The President embodies national unity.
Cabinet misconduct is government misconduct.
If Fiqi libels, the government libels. If Fiqi provokes, the government provokes. If Fiqi destabilizes federal relations, the government destabilizes them.
This is not about Puntland versus Mogadishu. It is about constitutional culture.
The Federal Fragility Factor
Somalia is not Canada. It is not Germany. It is not a mature federation.
It is a fragile federal experiment balancing:
Clan realities
Security threats
External interference
Internal mistrust
When a defence minister publicly attacks a Federal Member State president, it sends one dangerous message:
The centre views the periphery as an adversary.

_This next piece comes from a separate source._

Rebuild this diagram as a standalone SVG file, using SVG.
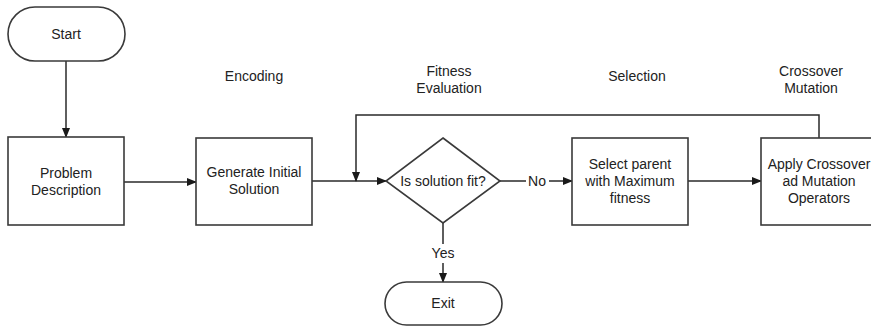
<svg xmlns="http://www.w3.org/2000/svg" width="871" height="329" viewBox="0 0 871 329">
<style>
.s{fill:#fff;stroke:#3a3a3a;stroke-width:1.6}
.c{fill:none;stroke:#2a2a2a;stroke-width:1.5}
text{font-family:"Liberation Sans",Arial,sans-serif;font-size:14px;fill:#222;text-anchor:middle;dominant-baseline:central}
</style>
<defs>
<marker id="a" markerWidth="10" markerHeight="8" refX="9" refY="4" orient="auto" markerUnits="userSpaceOnUse">
<path d="M0,0 L10,4 L0,8 Z" fill="#1a1a1a"/>
</marker>
</defs>
<rect width="871" height="329" fill="#fff"/>
<g id="labels">
<text x="254" y="76">Encoding</text>
<text x="449" y="71">Fitness</text>
<text x="449" y="88">Evaluation</text>
<text x="637" y="76">Selection</text>
<text x="811" y="71">Crossover</text>
<text x="811" y="88">Mutation</text>
</g>
<g id="connectors">
<path class="c" d="M66,61 V137" marker-end="url(#a)"/>
<path class="c" d="M124,182 H196" marker-end="url(#a)"/>
<path class="c" d="M312,181 H386" marker-end="url(#a)"/>
<path class="c" d="M819,138 V115 H356 V181" marker-end="url(#a)"/>
<path class="c" d="M500,181 H526 M549,181 H572" marker-end="url(#a)"/>
<text x="537" y="181">No</text>
<path class="c" d="M443,223 V244 M443,263 V282" marker-end="url(#a)"/>
<text x="443" y="253">Yes</text>
<path class="c" d="M688,181 H761" marker-end="url(#a)"/>
</g>
<g id="start">
<rect class="s" x="8" y="7" width="117" height="54" rx="27"/>
<text x="66" y="34">Start</text>
</g>
<g id="problem">
<rect class="s" x="8" y="137" width="116" height="88"/>
<text x="66" y="173">Problem</text>
<text x="66" y="190">Description</text>
</g>
<g id="generate">
<rect class="s" x="196" y="138" width="116" height="87"/>
<text x="254" y="172">Generate Initial</text>
<text x="254" y="189">Solution</text>
</g>
<g id="fit">
<path class="s" d="M443,138 L500,181 L443,223 L386,181 Z"/>
<text x="443" y="181">Is solution fit?</text>
</g>
<g id="exit">
<rect class="s" x="385" y="282" width="117" height="43" rx="21.5"/>
<text x="443" y="303">Exit</text>
</g>
<g id="select">
<rect class="s" x="572" y="138" width="116" height="87"/>
<text x="630" y="164">Select parent</text>
<text x="630" y="181">with Maximum</text>
<text x="630" y="198">fitness</text>
</g>
<g id="apply">
<rect class="s" x="761" y="138" width="116" height="87"/>
<text x="819" y="164">Apply Crossover</text>
<text x="819" y="181">ad Mutation</text>
<text x="819" y="198">Operators</text>
</g>
</svg>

That is how federations collapse.
Political Strategy or Strategic Miscalculation?
If the intention is to weaken Said Abdullahi Deni politically ahead of 2026 calculations, then the method is reckless.
Why?
Because Somalia’s political history is clear:
Presidents are not defeated by insults.
They are defeated by alliances.
Public humiliation tactics rarely eliminate rivals. They elevate them.

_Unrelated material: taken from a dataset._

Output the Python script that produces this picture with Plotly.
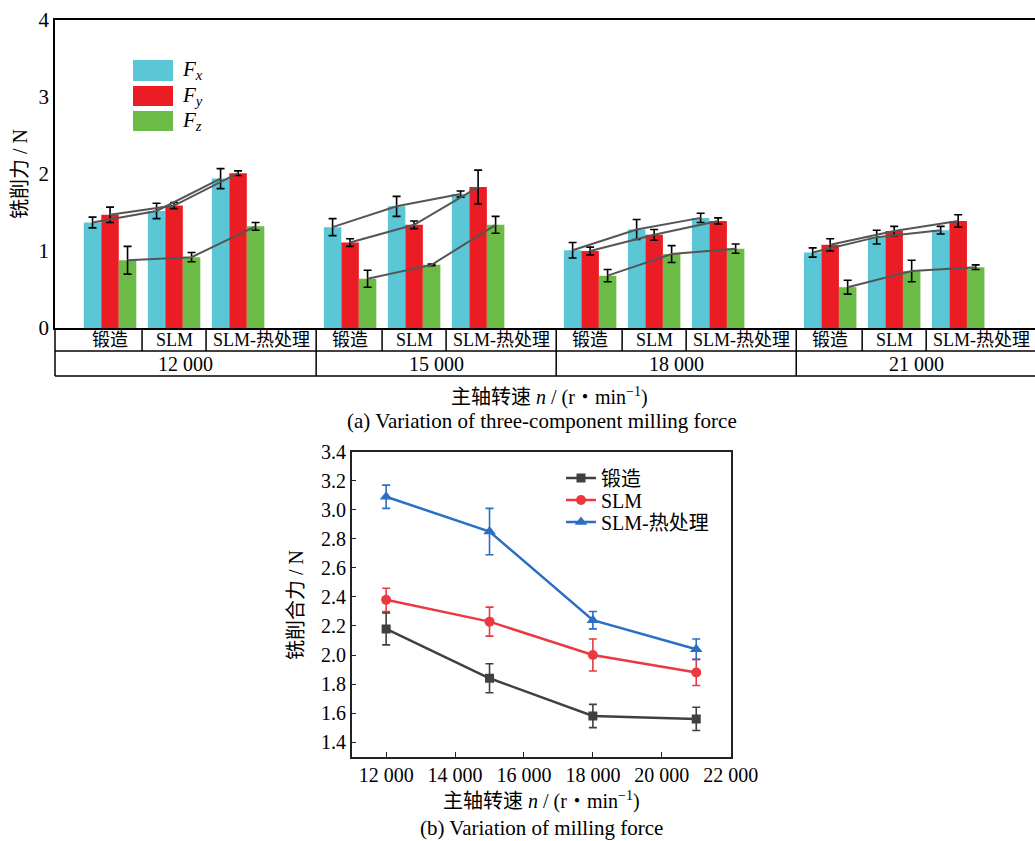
import plotly.graph_objects as go

# ---------------- data ----------------
speeds = ["12 000", "15 000", "18 000", "21 000"]
processes = ["锻造", "SLM", "SLM-热处理"]

# three-component milling force, ordered speed by speed, process by process
fx = [1.37, 1.52, 1.94, 1.31, 1.58, 1.74, 1.01, 1.28, 1.43, 0.98, 1.18, 1.27]
fx_err = [0.07, 0.10, 0.13, 0.11, 0.13, 0.04, 0.10, 0.13, 0.06, 0.06, 0.09, 0.05]
fy = [1.47, 1.59, 2.01, 1.11, 1.34, 1.83, 1.00, 1.21, 1.39, 1.08, 1.26, 1.39]
fy_err = [0.10, 0.04, 0.03, 0.05, 0.05, 0.22, 0.05, 0.07, 0.04, 0.08, 0.06, 0.08]
fz = [0.88, 0.92, 1.32, 0.64, 0.82, 1.34, 0.68, 0.96, 1.03, 0.53, 0.74, 0.79]
fz_err = [0.18, 0.06, 0.05, 0.11, 0.01, 0.11, 0.08, 0.11, 0.06, 0.09, 0.14, 0.03]

# resultant milling force
spindle = [12000, 15000, 18000, 21000]
forged = [2.18, 1.84, 1.58, 1.56]
forged_err = [0.11, 0.10, 0.08, 0.08]
slm = [2.38, 2.23, 2.00, 1.88]
slm_err = [0.08, 0.10, 0.11, 0.09]
slm_ht = [3.09, 2.85, 2.24, 2.04]
slm_ht_err = [0.08, 0.16, 0.06, 0.07]

# ---------------- style ----------------
W, H = 1035, 841
FONT = "Liberation Serif, 'Noto Sans CJK SC', serif"
C_FX, C_FY, C_FZ = "#5bc6d6", "#ec1c24", "#6cbb46"
C_LINK = "#555555"
C_FORGED, C_SLM, C_HT = "#404040", "#ea3a40", "#2a6fc2"


def px_x(p):
    return p / W


def px_y(p):
    return 1 - p / H


GROUP_STEP = 3.75        # slot spacing between speed groups
BARGAP = 0.18
BW = (1 - BARGAP) / 3    # width of one bar in slot units

pos = [g * GROUP_STEP + i for g in range(len(speeds)) for i in range(len(processes))]

fig = go.Figure()

for name, vals, errs, col in [("Fx", fx, fx_err, C_FX), ("Fy", fy, fy_err, C_FY), ("Fz", fz, fz_err, C_FZ)]:
    fig.add_trace(go.Bar(
        x=pos, y=vals, name=name, marker=dict(color=col, line=dict(width=0)),
        error_y=dict(type="data", array=errs, color="black", thickness=1.6, width=4),
        xaxis="x", yaxis="y", showlegend=False,
    ))

# linking lines between processes within each speed group
for vals, off in [(fx, -BW), (fy, 0.0), (fz, BW)]:
    xs, ys = [], []
    for g in range(len(speeds)):
        for i in range(len(processes)):
            k = g * len(processes) + i
            xs.append(pos[k] + off)
            ys.append(vals[k])
        xs.append(None)
        ys.append(None)
    fig.add_trace(go.Scatter(x=xs, y=ys, mode="lines", line=dict(color=C_LINK, width=2),
                             xaxis="x", yaxis="y", showlegend=False, hoverinfo="skip"))

# resultant force lines, each with its own legend box so rows sit tightly
LEG_TEXT = dict(size=20, family=FONT, color="black")
legend_rows = [478, 500, 522]
legend_boxes = {}
for k, (name, vals, errs, col, sym, size) in enumerate([
    ("锻造", forged, forged_err, C_FORGED, "square", 9),
    ("SLM", slm, slm_err, C_SLM, "circle", 10),
    ("SLM-热处理", slm_ht, slm_ht_err, C_HT, "triangle-up", 11),
]):
    leg_id = "legend" if k == 0 else f"legend{k + 1}"
    fig.add_trace(go.Scatter(
        x=spindle, y=vals, name=name, mode="lines+markers",
        line=dict(color=col, width=2.5), marker=dict(symbol=sym, size=size, color=col),
        error_y=dict(type="data", array=errs, color=col, thickness=1.6, width=4),
        xaxis="x2", yaxis="y2", legend=leg_id,
    ))
    legend_boxes[leg_id] = dict(x=px_x(561), y=px_y(legend_rows[k]), xanchor="left",
                                yanchor="middle", bgcolor="rgba(0,0,0,0)", font=LEG_TEXT,
                                itemwidth=30)

# ---------------- category table under the bar chart ----------------
X_LEFT = -0.86
X_RIGHT = 14.45
ROW1_BOT = 351
ROW2_BOT = 376
shapes = []
annotations = []
line_style = dict(color="black", width=1.5)

# horizontal rules
for yy in (ROW1_BOT, ROW2_BOT):
    shapes.append(dict(type="line", xref="paper", yref="paper", x0=px_x(55), x1=1,
                       y0=px_y(yy), y1=px_y(yy), line=line_style))
# left border of the table
shapes.append(dict(type="line", xref="paper", yref="paper", x0=px_x(55), x1=px_x(55),
                   y0=px_y(328), y1=px_y(ROW2_BOT), line=line_style))

group_edges = [X_LEFT]
for g in range(len(speeds)):
    last = pos[g * 3 + 2]
    right = last + 1.22
    # dividers between processes
    for i in range(2):
        xb = pos[g * 3 + i] + 0.5
        shapes.append(dict(type="line", xref="x", yref="paper", x0=xb, x1=xb,
                           y0=px_y(328), y1=px_y(ROW1_BOT), line=line_style))
    # divider after the group
    shapes.append(dict(type="line", xref="x", yref="paper", x0=right, x1=right,
                       y0=px_y(328), y1=px_y(ROW2_BOT), line=line_style))
    left = group_edges[-1]
    group_edges.append(right)
    for i, lab in enumerate(processes):
        xc = pos[g * 3 + i] if i < 2 else (last - 0.5 + right) / 2
        annotations.append(dict(x=xc, y=px_y(339.5), xref="x", yref="paper", text=lab,
                                xanchor="center", yanchor="middle", showarrow=False,
                                font=dict(size=18, family=FONT, color="black")))
    annotations.append(dict(x=(left + right) / 2, y=px_y(363.5), xref="x", yref="paper",
                            text=speeds[g], xanchor="center", yanchor="middle",
                            showarrow=False, font=dict(size=20, family=FONT, color="black")))

# legend for the bar chart
for (y0, y1, col, sub) in [(60, 81, C_FX, "x"), (86, 106, C_FY, "y"), (111, 131, C_FZ, "z")]:
    shapes.append(dict(type="rect", xref="paper", yref="paper", x0=px_x(133), x1=px_x(173),
                       y0=px_y(y1), y1=px_y(y0), fillcolor=col, line=dict(width=0)))
    annotations.append(dict(x=px_x(180), y=px_y((y0 + y1) / 2), xref="paper", yref="paper",
                            xanchor="left", yanchor="middle", text=f"<i>F<sub>{sub}</sub></i>",
                            showarrow=False, font=dict(size=21, family=FONT, color="black")))

# axis titles and captions
title_font = dict(size=20, family=FONT, color="black")
caption_font = dict(size=21, family=FONT, color="black")
speed_title = "主轴转速 <i>n</i> / (r・min<sup>−1</sup>)"
for x, y, text, angle, fnt in [
    (20, 174, "铣削力 / N", -90, title_font),
    (549, 397, speed_title, 0, title_font),
    (542, 421, "(a) Variation of three-component milling force", 0, caption_font),
    (296, 605, "铣削合力 / N", -90, title_font),
    (541, 800, speed_title, 0, title_font),
    (541, 828, "(b) Variation of milling force", 0, caption_font),
]:
    annotations.append(dict(x=px_x(x), y=px_y(y), xref="paper", yref="paper", text=text,
                            textangle=angle, xanchor="center", yanchor="middle",
                            showarrow=False, font=fnt))

tick_font = dict(size=20, family=FONT, color="black")
fig.update_layout(
    width=W, height=H, margin=dict(l=0, r=0, t=0, b=0, autoexpand=False),
    paper_bgcolor="white", plot_bgcolor="white",
    separators=". ",
    barmode="group", bargap=BARGAP, bargroupgap=0,
    font=dict(family=FONT, color="black"),
    xaxis=dict(domain=[px_x(55), 1], range=[X_LEFT, X_RIGHT], showticklabels=False,
               showgrid=False, zeroline=False, showline=True, linecolor="black",
               linewidth=1.5, mirror=True, ticks="", automargin=False),
    yaxis=dict(domain=[px_y(328), px_y(20)], range=[0, 4], dtick=1, showgrid=False,
               zeroline=False, showline=True, linecolor="black", linewidth=1.5,
               ticks="", tickfont=dict(size=21, family=FONT, color="black"), anchor="x",
               automargin=False),
    xaxis2=dict(domain=[px_x(351.7), px_x(730.7)], range=[11000, 22000], dtick=2000,
                tickformat=",d", showgrid=False, zeroline=False, showline=True,
                linecolor="#222222", linewidth=1.5, mirror=True, ticks="inside",
                ticklen=5, tickcolor="#222222", tickfont=tick_font, anchor="y2",
                automargin=False),
    yaxis2=dict(domain=[px_y(756.7), px_y(451.7)], range=[1.3, 3.4], dtick=0.2,
                tickformat=".1f", showgrid=False, zeroline=False, showline=True,
                linecolor="#222222", linewidth=1.5, mirror=True, ticks="inside",
                ticklen=5, tickcolor="#222222", tickfont=tick_font, anchor="x2",
                automargin=False),
    shapes=shapes, annotations=annotations,
    **legend_boxes,
)

fig.write_html(
    "out.html",
    post_script="document.documentElement.style.overflow='hidden';"
                "document.body.style.margin='0';document.body.style.overflow='hidden';",
)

The more a federal minister attacks Puntland’s leadership, the more he risks strengthening Puntland’s internal cohesion.
Politics 101.
The Deeper Problem: Normalized Impunity
The real crisis is not Fiqi’s temperament. It is the normalization of impunity.
No parliamentary reprimand.
No cabinet clarification.
No presidential distancing.
No formal correction.
Are we now in a system where ministers can:
Defame without consequence?
Weaponize state platforms?
Turn security portfolios into political megaphones?
If so, then the Provisional Constitution is becoming ornamental.
A Simple Constitutional Question
Who is responsible for a cabinet minister’s gross misconduct?
The answer in every functioning democracy is simple:
The head of government.
Which in Somalia means:
The Prime Minister carries operational responsibility.
The President carries political responsibility.
If they do nothing, they own it.
Final Word
Somalia does not need attack dogs in cabinet. It needs statesmen.
The Ministry of Defence should project:
Discipline
Neutrality
Institutional maturity
Not partisan hostility.
If Minister Fiqi cannot separate political rivalry from state responsibility, then those who appointed him must answer for that failure.
Because in governance, misconduct at the top is never individual.
It is systemic.
And systems either correct themselves —
or collapse under their own recklessness.